C. Should you agree to arbitration?
- "Small" disputes--yes. Keep it simple and quick and you'll be better off.
- "Large" disputes--yes, if you can get the special arrangements that you need. In "large" disputes, you may want many of the procedures, etc. of the judicial system, plus quality arbitrators with expertise. You can get these in arbitration, but you must pay for them.
- "Intermediate" disputes--yes, perhaps only if you can get specific terms you want, but often it is not worth trying to agree in advance. And, the cost of negotiating terms and the cost of the process itself may offset any benefit you anticipated.
VIII. CONSTRUCTING AN ARBITRATION CLAUSE
A. Basic Arbitration Clause:
- Future Disputes:
E.g., The parties agree to submit to binding arbitration any controversy, claim or dispute between them arising out of or relating to this Agreement. Judgment upon the award rendered by the arbitrator(s) may be entered by any court having jurisdiction thereof.
- Existing Disputes:
The undersigned parties hereby agree to submit to arbitration the following controversy: . Judgment upon the award rendered by the arbitrator(s) may be entered by any court having jurisdiction thereof.
Comment:
a. These are binding arbitration clauses. The details of what will occur and how it will occur and enforcement will be provided by the arbitrator, the common law, and the federal or state arbitration statutes.
B. Possible clauses to add onto the basic arbitration agreement - the accessories.
- Conduct the arbitration under the auspices of the American Arbitration Association (or other similar organization):E.g., The arbitration shall be conducted pursuant to the [commercial] rules of the American Arbitration Association.
Comment: Having an "AAA arbitration" has several effects:
a. The AAA arbitration rules are applicable. However, most of these rules are effective only if the parties do not otherwise agree.
b. AAA rules define basic procedures.
c. AAA will provide administration.
d. The parties obtain access to the AAA panel of arbitrators.

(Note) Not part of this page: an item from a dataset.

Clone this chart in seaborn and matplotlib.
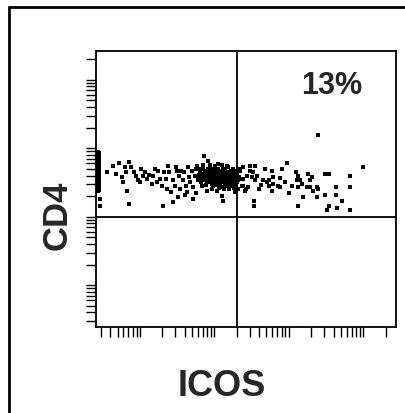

- Narrow the scope of disputes subject to arbitration:
a. Dollar amount - See III.A.
b. Type of disputes - See III.B.
- Define place of arbitration:
E.g., The arbitration shall be held in Denver, Colorado.
Comment:
a. Without such a clause, the arbitrator(s) decide the locale, or the power to make the determination may be delegated to an administrator (see AAA rules).
- Choice of Law:
E.g., The law of the state of Colorado shall govern the dispute, both as to procedure and substance.
Comment:
a. It is uncertain whether such a clause can override procedural aspects of otherwise applicable arbitration statutes.
b. Absent such clause, the substantive law is governed by common law choice of law rules.
c. See V.
- Number of Arbitrators:
E.g., Arbitrations hereunder shall be before a three person panel of neutral arbitrators.
Comments:
a. Absent such a clause, normally there would be one arbitrator.
b. If the parties have agreed to AAA arbitration, the determination of number of arbitrations is left to the AAA unless the parties agree.
c. If the power is not delegated to e.g. AAA, and the parties cannot agree, the court would determine.
d. See VI.
- Qualifications or Classes of Arbitrators:
See VII.
- Procedures for Selection/Appointment of Arbitrators:
E.g. The parties agree that the arbitrator shall be appointed by [Chief Judge, Denver District Court] [President of Bar Association] [President of Trade Association].
Comments:
a. Parties can agree to any method or procedure. If it is an AAA arbitration, and the parties do not have a selection clause, the AAA rules provide the procedure.
b. If no agreed procedure, and no delegation to, e.g., AAA, the court will appoint.
c. See VIII.
- Mediation or Negotiation as a Condition Precedent to Arbitration:
See IX.
- Discovery:
E.g., In any arbitration hereunder, discovery between/among the parties shall be permitted in accordance with Rules 2637 of the Federal Rules of Civil Procedure. Any discovery dispute shall be finally determined by the arbitrators.
Comments:
a. Absent agreement of the parties, the arbitrator may not have power to order discovery.
b. Arbitrators have no powers over third parties, except to subpoena witnesses for the hearing or for deposition if they will not be available for the hearing.
c. See XII.
- Rules of Evidence:
E.g., The Colorado Rules of Evidence shall be applicable to the arbitration proceedings. Provided, however, no error by the arbitrators in application of these rules of evidence shall be grounds as such for vacating the arbitrators' award.
Comments:
a. Absent a rules of evidence clause, the "common law" of evidence on arbitrations permits practically anything in, unless clearly irrelevant, etc.
b. See XIII.
- Costs and fees:
E.g., The arbitrator shall award to the prevailing party, if any, as determined by the arbitrator, all of its costs and fees. Costs and fees" means all reasonable pre and post-award expenses of arbitration, including arbitrators' fees, administrative fees, travel expenses, out-of-pocket expenses such as copying and telephone, court costs, witness fees and attorney's fees.
Comments:
a. If it is an AAA arbitration, the AAA has a cost and fees rule, unless the parties otherwise agree.
b. If no agreement, the result is the same as in litigation.
c. See XIV.
- Speed:
See XV.
- Confidentiality:
See XVII.
Comment:
a. Absent such a clause, at least the hearing is not open to the public.
- Awards:
See XIX.
- Findings and Conclusions:
See XX.
I. CONCLUSION
Don't reject arbitration because of preconceived thoughts of what arbitration is. Don't accept arbitration because of preconceived thoughts as to what arbitration ought to be. Define arbitration in terms of your needs and objectives, and adopt it when arbitration is more favorable to your client than judicial proceedings.